Problem details:
Return the lines that follow, exactly as they appear, from the first through the one containing "const toXY = (vals)"; no pictures are to be included.

+===+

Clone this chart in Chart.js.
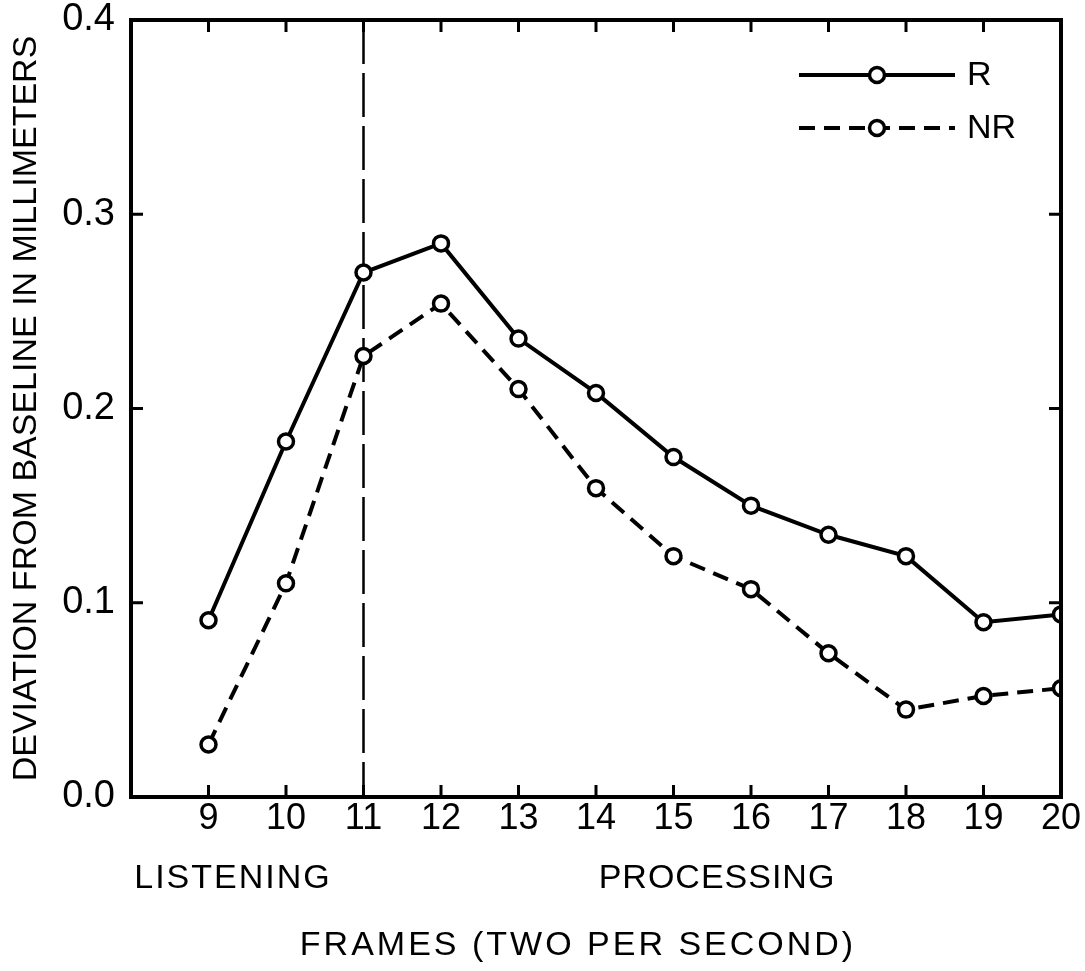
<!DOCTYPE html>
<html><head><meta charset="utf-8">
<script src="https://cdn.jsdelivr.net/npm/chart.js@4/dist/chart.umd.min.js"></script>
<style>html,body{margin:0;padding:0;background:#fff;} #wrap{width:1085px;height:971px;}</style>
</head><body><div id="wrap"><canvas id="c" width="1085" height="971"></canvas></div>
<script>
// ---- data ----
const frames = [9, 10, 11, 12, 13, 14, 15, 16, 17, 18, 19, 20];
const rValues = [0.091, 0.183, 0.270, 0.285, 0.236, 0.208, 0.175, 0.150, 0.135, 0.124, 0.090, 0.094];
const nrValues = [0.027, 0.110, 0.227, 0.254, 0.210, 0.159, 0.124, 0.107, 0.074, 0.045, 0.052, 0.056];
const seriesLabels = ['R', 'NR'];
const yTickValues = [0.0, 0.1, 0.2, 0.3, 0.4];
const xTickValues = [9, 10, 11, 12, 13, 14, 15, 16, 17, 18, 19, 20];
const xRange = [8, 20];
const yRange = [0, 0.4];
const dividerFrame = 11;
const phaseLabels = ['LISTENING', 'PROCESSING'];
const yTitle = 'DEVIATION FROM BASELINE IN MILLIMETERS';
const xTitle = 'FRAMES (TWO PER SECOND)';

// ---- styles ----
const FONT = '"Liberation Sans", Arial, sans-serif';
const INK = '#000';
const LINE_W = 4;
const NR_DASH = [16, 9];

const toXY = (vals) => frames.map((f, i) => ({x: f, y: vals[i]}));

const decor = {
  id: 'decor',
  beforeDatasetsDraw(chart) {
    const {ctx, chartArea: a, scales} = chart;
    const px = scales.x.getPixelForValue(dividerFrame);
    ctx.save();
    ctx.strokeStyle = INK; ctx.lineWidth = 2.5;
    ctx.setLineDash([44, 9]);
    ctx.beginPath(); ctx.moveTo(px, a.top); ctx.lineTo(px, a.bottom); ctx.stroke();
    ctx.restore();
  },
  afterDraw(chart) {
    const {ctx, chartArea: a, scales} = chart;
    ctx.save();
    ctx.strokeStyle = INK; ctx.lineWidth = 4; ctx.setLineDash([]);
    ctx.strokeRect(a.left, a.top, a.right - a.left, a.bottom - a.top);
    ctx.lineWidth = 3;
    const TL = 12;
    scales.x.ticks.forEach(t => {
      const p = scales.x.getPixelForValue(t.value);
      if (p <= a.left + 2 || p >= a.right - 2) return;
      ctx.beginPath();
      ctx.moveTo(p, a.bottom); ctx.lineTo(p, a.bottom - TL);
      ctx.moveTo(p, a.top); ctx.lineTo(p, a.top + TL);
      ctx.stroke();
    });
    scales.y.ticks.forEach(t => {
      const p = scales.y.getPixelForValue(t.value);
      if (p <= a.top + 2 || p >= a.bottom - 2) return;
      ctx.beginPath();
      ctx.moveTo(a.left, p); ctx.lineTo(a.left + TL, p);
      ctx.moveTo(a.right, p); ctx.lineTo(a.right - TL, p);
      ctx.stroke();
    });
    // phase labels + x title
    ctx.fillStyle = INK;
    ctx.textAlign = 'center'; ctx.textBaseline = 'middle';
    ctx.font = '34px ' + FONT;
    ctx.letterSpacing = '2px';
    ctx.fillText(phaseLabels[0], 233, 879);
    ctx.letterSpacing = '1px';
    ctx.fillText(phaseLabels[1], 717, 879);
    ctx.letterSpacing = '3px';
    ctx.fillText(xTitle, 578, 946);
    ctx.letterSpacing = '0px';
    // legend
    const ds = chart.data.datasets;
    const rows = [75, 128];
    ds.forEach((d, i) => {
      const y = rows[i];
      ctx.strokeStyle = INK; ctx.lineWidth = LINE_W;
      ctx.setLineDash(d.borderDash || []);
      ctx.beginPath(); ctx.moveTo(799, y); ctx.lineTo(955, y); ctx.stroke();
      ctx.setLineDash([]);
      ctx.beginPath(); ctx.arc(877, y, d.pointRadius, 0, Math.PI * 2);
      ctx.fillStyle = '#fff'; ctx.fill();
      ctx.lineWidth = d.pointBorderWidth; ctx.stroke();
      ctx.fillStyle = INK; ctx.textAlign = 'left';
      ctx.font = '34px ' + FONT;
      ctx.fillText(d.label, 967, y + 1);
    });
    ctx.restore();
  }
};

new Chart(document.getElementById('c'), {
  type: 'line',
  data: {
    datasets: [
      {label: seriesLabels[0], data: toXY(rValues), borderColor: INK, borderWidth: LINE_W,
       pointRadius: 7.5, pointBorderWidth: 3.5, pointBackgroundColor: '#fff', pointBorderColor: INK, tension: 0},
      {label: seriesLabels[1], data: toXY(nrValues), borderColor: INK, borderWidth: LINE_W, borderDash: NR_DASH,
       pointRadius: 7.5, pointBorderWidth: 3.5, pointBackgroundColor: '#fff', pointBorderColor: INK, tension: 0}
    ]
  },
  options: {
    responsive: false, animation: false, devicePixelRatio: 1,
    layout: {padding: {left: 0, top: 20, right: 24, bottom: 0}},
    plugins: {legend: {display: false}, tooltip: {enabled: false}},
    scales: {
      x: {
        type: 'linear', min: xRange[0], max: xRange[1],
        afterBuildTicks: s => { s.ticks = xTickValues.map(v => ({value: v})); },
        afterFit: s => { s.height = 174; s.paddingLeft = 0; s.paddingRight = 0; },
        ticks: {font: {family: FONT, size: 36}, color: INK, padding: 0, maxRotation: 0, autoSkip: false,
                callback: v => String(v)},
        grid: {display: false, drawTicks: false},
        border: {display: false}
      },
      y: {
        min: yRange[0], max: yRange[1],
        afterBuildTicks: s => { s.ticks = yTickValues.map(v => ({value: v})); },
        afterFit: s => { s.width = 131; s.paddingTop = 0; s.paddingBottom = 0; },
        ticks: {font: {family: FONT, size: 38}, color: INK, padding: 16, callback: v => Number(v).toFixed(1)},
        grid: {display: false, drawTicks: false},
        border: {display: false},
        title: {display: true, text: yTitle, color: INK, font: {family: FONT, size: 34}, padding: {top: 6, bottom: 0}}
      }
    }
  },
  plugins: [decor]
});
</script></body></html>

+===+

Solution to the problem:
Clone this chart in Chart.js.
<!DOCTYPE html>
<html><head><meta charset="utf-8">
<script src="https://cdn.jsdelivr.net/npm/chart.js@4/dist/chart.umd.min.js"></script>
<style>html,body{margin:0;padding:0;background:#fff;} #wrap{width:1085px;height:971px;}</style>
</head><body><div id="wrap"><canvas id="c" width="1085" height="971"></canvas></div>
<script>
// ---- data ----
const frames = [9, 10, 11, 12, 13, 14, 15, 16, 17, 18, 19, 20];
const rValues = [0.091, 0.183, 0.270, 0.285, 0.236, 0.208, 0.175, 0.150, 0.135, 0.124, 0.090, 0.094];
const nrValues = [0.027, 0.110, 0.227, 0.254, 0.210, 0.159, 0.124, 0.107, 0.074, 0.045, 0.052, 0.056];
const seriesLabels = ['R', 'NR'];
const yTickValues = [0.0, 0.1, 0.2, 0.3, 0.4];
const xTickValues = [9, 10, 11, 12, 13, 14, 15, 16, 17, 18, 19, 20];
const xRange = [8, 20];
const yRange = [0, 0.4];
const dividerFrame = 11;
const phaseLabels = ['LISTENING', 'PROCESSING'];
const yTitle = 'DEVIATION FROM BASELINE IN MILLIMETERS';
const xTitle = 'FRAMES (TWO PER SECOND)';

// ---- styles ----
const FONT = '"Liberation Sans", Arial, sans-serif';
const INK = '#000';
const LINE_W = 4;
const NR_DASH = [16, 9];

const toXY = (vals) => frames.map((f, i) => ({x: f, y: vals[i]}));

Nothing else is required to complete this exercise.